Saturday, December 30, 2017

Worked on Roomba, archived large batch of Xerox PARC disk cartridges

REPAIRING ORIGINAL MODEL ROOMBA VACUUM

I received the wheels I ordered from eBay and found they are close to a suitable replacement but there seems to be a bit more friction with the new wheel. I put the Roomba together but it turned in a circle then signaled a failure with a pattern of beeps.

I took it apart as there is too much friction on the new wheel. To fix this, I have to shave some of the plastic off of the gear case housing that fits inside the wheel, allowing it to turn more freely. 

The gear case housing has four posts spaced 90 degrees apart around the case, used to screw it down onto the wheel carrier. The post is a cylinder whose radius is large enough that it rubs against the inside of the new wheels. 

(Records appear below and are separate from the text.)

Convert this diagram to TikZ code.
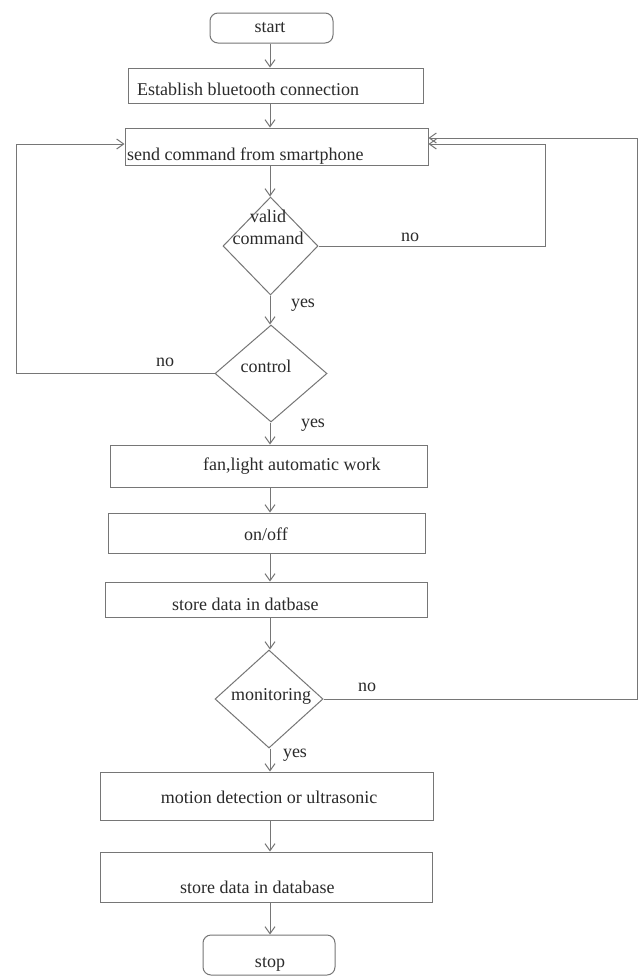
\documentclass[tikz,border=0pt]{standalone}
\usepackage{fontspec}
\setmainfont{Liberation Serif}
\usetikzlibrary{shapes.geometric,arrows.meta}
\definecolor{linec}{HTML}{767676}
\definecolor{textc}{HTML}{2A2A2A}
\tikzset{
  txt/.style={font=\fontsize{18}{22}\selectfont, text=textc, inner sep=0pt},
  box/.style={draw=linec, line width=1pt, inner sep=0pt, rectangle},
  term/.style={box, rounded corners=8pt},
  dec/.style={draw=linec, line width=1pt, diamond, inner sep=0pt},
  arr/.style={draw=linec, line width=1pt, -{Straight Barb[length=7pt,width=10pt]}},
  ln/.style={draw=linec, line width=1pt},
}
\begin{document}
\begin{tikzpicture}[x=1pt,y=-1pt]
\fill[white] (0,0) rectangle (643,978);
\useasboundingbox (0,0) rectangle (643,978);
\coordinate (spine) at (270,0);

% shapes
\node[term, minimum width=123pt, minimum height=30pt] (start) at (271.5,28) {};
\node[box, minimum width=295pt, minimum height=35pt] (est) at (275.5,85.5) {};
\node[box, minimum width=303pt, minimum height=37pt] (send) at (276.5,146.5) {};
\node[dec, minimum width=95pt, minimum height=98pt] (valid) at (270.5,246) {};
\node[dec, minimum width=112pt, minimum height=97pt] (control) at (271,373.5) {};
\node[box, minimum width=317pt, minimum height=42pt] (fan) at (268.5,466) {};
\node[box, minimum width=317pt, minimum height=40pt] (onoff) at (266.5,533) {};
\node[box, minimum width=322pt, minimum height=35pt] (store1) at (266,599.5) {};
\node[dec, minimum width=108pt, minimum height=98pt] (monitor) at (269,699) {};
\node[box, minimum width=333pt, minimum height=48pt] (motion) at (266.5,796) {};
\node[box, minimum width=332pt, minimum height=50pt] (store2) at (266,877) {};
\node[term, minimum width=132pt, minimum height=40pt] (stop) at (269,955) {};

% texts
\node[txt, anchor=base] (startt) at (270,32) {start};
\node[txt, anchor=base west] (estt) at (137,95) {Establish bluetooth connection};
\node[txt, anchor=base west] (sendt) at (127,160) {send command from smartphone};
\node[txt, align=center] (validt) at (268,227) {valid\\command};
\node[txt, anchor=base] (controlt) at (266,372) {control};
\node[txt, anchor=base west] (fant) at (203,470) {fan,light automatic work};
\node[txt, anchor=base] (onofft) at (266,540) {on/off};
\node[txt, anchor=base west] (store1t) at (172,610) {store data in datbase};
\node[txt, anchor=base] (monitort) at (271,700) {monitoring};
\node[txt, anchor=base] (motiont) at (269,803) {motion detection or ultrasonic};
\node[txt, anchor=base west] (store2t) at (180,893) {store data in database};
\node[txt, anchor=base] (stopt) at (270,967) {stop};

% labels
\node[txt] (no1) at (410,237) {no};
\node[txt] (yes1) at (303,305) {yes};
\node[txt] (no2) at (165,362) {no};
\node[txt] (yes2) at (313,425) {yes};
\node[txt] (no3) at (367,687) {no};
\node[txt] (yes3) at (295,755) {yes};

% main flow
\draw[arr] (start.south -| spine) -- (est.north -| spine);
\draw[arr] (est.south -| spine) -- (send.north -| spine);
\draw[arr] (send.south -| spine) -- (valid.north -| spine);
\draw[arr] (valid.south -| spine) -- (control.north -| spine);
\draw[arr] (control.south -| spine) -- (fan.north -| spine);
\draw[arr] (fan.south -| spine) -- (onoff.north -| spine);
\draw[arr] (onoff.south -| spine) -- (store1.north -| spine);
\draw[arr] (store1.south -| spine) -- (monitor.north -| spine);
\draw[arr] (monitor.south -| spine) -- (motion.north -| spine);
\draw[arr] (motion.south -| spine) -- (store2.north -| spine);
\draw[arr] (store2.south -| spine) -- (stop.north -| spine);

% loops
\coordinate (rv) at (545,144);
\coordinate (lc) at (16,144);
\coordinate (rm) at (637,138);
\draw[arr] (valid.east) -| (rv) -- (rv -| send.east);
\draw[arr] (control.west) -| (lc) -- (lc -| send.west);
\draw[arr] (monitor.east) -| (rm) -- (rm -| send.east);
\end{tikzpicture}
\end{document}
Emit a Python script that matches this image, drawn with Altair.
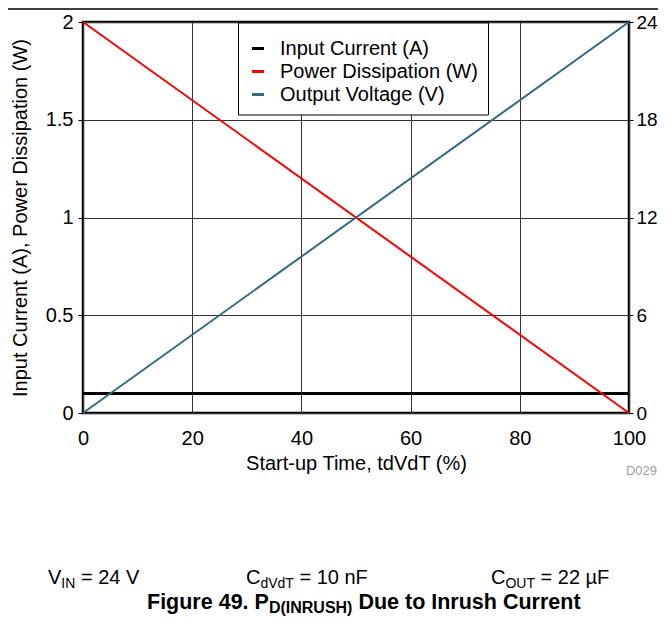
import altair as alt
import pandas as pd

# ---- data ----
time_pct = [0, 100]
input_current = [0.1, 0.1]
power_diss = [2.0, 0.0]
output_voltage = [0, 24]

series_names = ["Input Current (A)", "Power Dissipation (W)", "Output Voltage (V)"]
series_colors = ["#000000", "#FF0000", "#336A85"]

x_ticks = [0, 20, 40, 60, 80, 100]
left_ticks = [0, 0.5, 1, 1.5, 2]
right_ticks = [0, 6, 12, 18, 24]

FONT = "Liberation Sans"
W, H = 546, 391

df_cur = pd.DataFrame({"t": time_pct, "v": input_current, "s": series_names[0]})
df_pow = pd.DataFrame({"t": time_pct, "v": power_diss, "s": series_names[1]})
df_vol = pd.DataFrame({"t": time_pct, "v": output_voltage, "s": series_names[2]})

color = alt.Color(
    "s:N",
    scale=alt.Scale(domain=series_names, range=series_colors),
    legend=alt.Legend(
        title=" ", titleFontSize=6, titlePadding=0,
        orient="none", legendX=155, legendY=0.5,
        symbolType="stroke", symbolSize=144, symbolStrokeWidth=3,
        labelFontSize=20, labelFont=FONT, labelColor="black", labelLimit=400,
        labelOffset=12, rowPadding=3, padding=10,
        strokeColor="black", fillColor="white", cornerRadius=0,
    ),
)

xenc = alt.X(
    "t:Q",
    scale=alt.Scale(domain=[0, 100], nice=False),
    axis=alt.Axis(
        values=x_ticks, title="Start-up Time, tdVdT (%)", ticks=False,
        labelPadding=15, labelFlush=False, grid=True, gridColor="#333", gridWidth=1,
        domain=False, titleX=W / 2, titleY=50, titleBaseline="middle",
    ),
)

yleft = alt.Y(
    "v:Q",
    scale=alt.Scale(domain=[0, 2], nice=False),
    axis=alt.Axis(
        values=left_ticks, format="~g", title="Input Current (A), Power Dissipation (W)",
        tickSize=5, tickColor="black", labelPadding=5, labelFlush=False, grid=True,
        gridColor="#333", gridWidth=1, domain=False,
        titleX=-63, titleY=H / 2, titleAngle=-90, titleAlign="center",
        titleBaseline="middle",
    ),
)

yright = alt.Y(
    "v:Q",
    scale=alt.Scale(domain=[0, 24], nice=False),
    axis=alt.Axis(
        values=right_ticks, format="~g", title=None, orient="right", tickSize=4,
        tickColor="black", labelPadding=3, labelFlush=False, grid=False, domain=False,
        labelFontSize=19,
    ),
)

l_cur = alt.Chart(df_cur).mark_line(strokeWidth=3).encode(x=xenc, y=yleft, color=color)
l_pow = alt.Chart(df_pow).mark_line(strokeWidth=2).encode(x=xenc, y=yleft, color=color)
l_vol = alt.Chart(df_vol).mark_line(strokeWidth=2).encode(x=xenc, y=yright, color=color)

# ---- annotations (text below the chart) ----
ARIAL = {" ": .278, "=": .584, "0": .556, "1": .556, "2": .556, "4": .556, "9": .556,
         "V": .667, "I": .278, "N": .722, "C": .722, "d": .556, "T": .611, "n": .556,
         "F": .611, "O": .778, "U": .722, "µ": .576}
ARIAL_B = {" ": .278, ".": .278, "4": .556, "9": .556, "F": .611, "i": .278, "g": .611,
           "u": .611, "r": .389, "e": .556, "P": .667, "D": .722, "(": .333, ")": .333,
           "I": .278, "N": .722, "R": .722, "U": .722, "S": .667, "H": .722, "t": .333,
           "o": .611, "n": .611, "s": .556, "h": .611, "C": .722}

one = alt.Data(values=[{}])
OX, OY = 83, 22  # page position of the plot origin


def run(parts, x0, base_y, main, sub, bold=False):
    table = ARIAL_B if bold else ARIAL
    marks = []
    x = x0
    for text, is_sub in parts:
        size = sub if is_sub else main
        y = base_y + (4 if is_sub else 0)
        stripped = text.lstrip(" ")
        x += (len(text) - len(stripped)) * table[" "] * size
        marks.append(
            alt.Chart(one).mark_text(
                text=stripped, font=FONT, fontSize=size, align="left", baseline="alphabetic",
                fontWeight="bold" if bold else "normal", color="black",
            ).encode(x=alt.value(x - OX), y=alt.value(y - OY))
        )
        x += sum(table.get(c, 0.556) for c in stripped) * size
    return marks


annots = []
annots += run([("V", False), ("IN", True), (" = 24 V", False)], 48, 584, 20, 14)
annots += run([("C", False), ("dVdT", True), (" = 10 nF", False)], 246, 584, 20, 14)
annots += run([("C", False), ("OUT", True), (" = 22 µF", False)], 491, 584, 20, 14)
annots += run([("Figure 49. P", False), ("D(INRUSH)", True), (" Due to Inrush Current", False)],
              147, 609, 21.5, 16, bold=True)

d029 = alt.Chart(one).mark_text(
    text="D029", font=FONT, fontSize=13, align="right", baseline="middle", color="#a0a0a0"
).encode(x=alt.value(657 - OX), y=alt.value(471 - OY))

top_rule = alt.Chart(one).mark_rule(color="black", strokeWidth=1.5).encode(
    x=alt.value(8 - OX), x2=alt.value(664 - OX), y=alt.value(9 - OY)
)

chart = alt.layer(
    alt.layer(l_cur, l_pow),
    l_vol,
    d029,
    top_rule,
    *annots,
).resolve_scale(y="independent").properties(
    width=W, height=H,
    autosize=alt.AutoSizeParams(type="none"),
    padding={"left": 75, "top": 14, "right": 650 - 75 - W, "bottom": 213},
).configure_view(
    stroke="black", strokeWidth=2.5
).configure_axis(
    labelFont=FONT, labelFontSize=20, labelColor="black",
    titleFont=FONT, titleFontSize=20, titleColor="black", titleFontWeight="normal",
).configure_text(font=FONT)

chart.save("out.html", embed_options={"renderer": "svg", "actions": False})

gear casing showing 2 of 4 cylindrical mounting posts
The new design wheel has a thicker plastic rim for the wheel, at a somewhat smaller radius than the original design, which likely delivers a long reliable tread life for the rubber on the outside. 


New wheel on left, original wheel at center and tread fragment on right
The cylindrical post has a hole in the center along its axis, threw which a screw passes to hold the case down against the carrier. The walls of the cylinder are relatively thick and could tolerate being filed into a D-shape rather than circular profile seen edgewise. The flat face of the D will provide more clearance from the flattened cylindrical post to the inside of the replacement wheel rim. 

ARCHIVING XEROX PARC DISK CARTRIDGES

Aligning second Diablo drive and setting up the disk tool

We moved quickly through the process of aligning the replaced heads on the second Diablo disk drive, soon getting both top and bottom heads centered over the signal on track 105 of the CE (Alignment) cartridge.

Next we hooked up my fpga based disk archiving tool, powered it up and checked out its operation. This is designed to read an entire cartridge into the onboard RAM with one push of a button, a process that takes under a minute. Too, it will retry up to 31 times if it encounters any checksum errors while reading any sector.

After a cartridge image is in the RAM on the fpga board, we transfer it over USB to a PC file, process it with a Python program and the result is a disk image file that can be used with Alto simulators or transferred to a different physical cartridge.

Archiving all the cartridges on hand

We had 22 cartridges sitting in Marc's basement that had not been archived, a few of which had suffered disk crashes or had damage on the surface as we inspected them in prior sessions. We ran through all the cartridges which looked clean first, then attempted to extract the data from the damaged cartridges last.

We set up an assembly line process. Marc would open each cartridge for inspection and cleaning. Ken and I would alternately run the disk tool to create the first PC file type and process them with Python code into the standard simulator format. With each cartridge image, I booted it up under Contralto (the Alto simulator created by Living Computer Museum and Labs to verify its operation.

Marc would wipe the cartridges down with 99% isopropyl alcohol and lint free cleaning supplies. This involved removing eight screws and lifting off the bottom cover of the plastic cartridge housing, then holding the disk platter by its central metal hub while cleaning both surfaces.

Ken inserted cartridges, spun them up to a ready state, used the tool to extract the image, and so forth. After creating the first format disk file of each image, it was put on a USB and carried over to a different laptop where the file could be transformed to its final format. Ken also inspected the heads for accumulating oxide debris or any sign of a crash.

Each time the heads became visibly dirtied, we cleaned them with swabs and isopropyl alcohol until they were ready to use again. This happened a couple of times during the processing of this large batch of disk cartridges.

The initial file format for disk cartridges is a sparse structure, where each sector, head and track is placed on boundaries that are even multiples of 2. That simplifies the logic inside the fpga, avoiding any need to multiply, but the final format for simulators has each sector packed contiguously with no empty zones between them.

Thus, the python program reads the files and converts the format, essentially packing the sectors. It takes a file that is over 6MB in size as input and produces the 2.5MB final image. That file is tested with Contralto to see if it boots.

Some images did not boot, but were verified to be an image of a dual pack file format used with the Alto. That dual pack format requires both cartridges to be mounted (in two virtual Diablo drives) in order to boot up and read the contents. These single images are saved for the time when we can read and archive its mate.

A couple of images booted up with password protection, so that I couldn't look at the list of files. Ken has a task to examine and break the protection, allowing us to access that content in the archives. At least we know they boot up fine and should have worthwhile content once the password block is bypassed.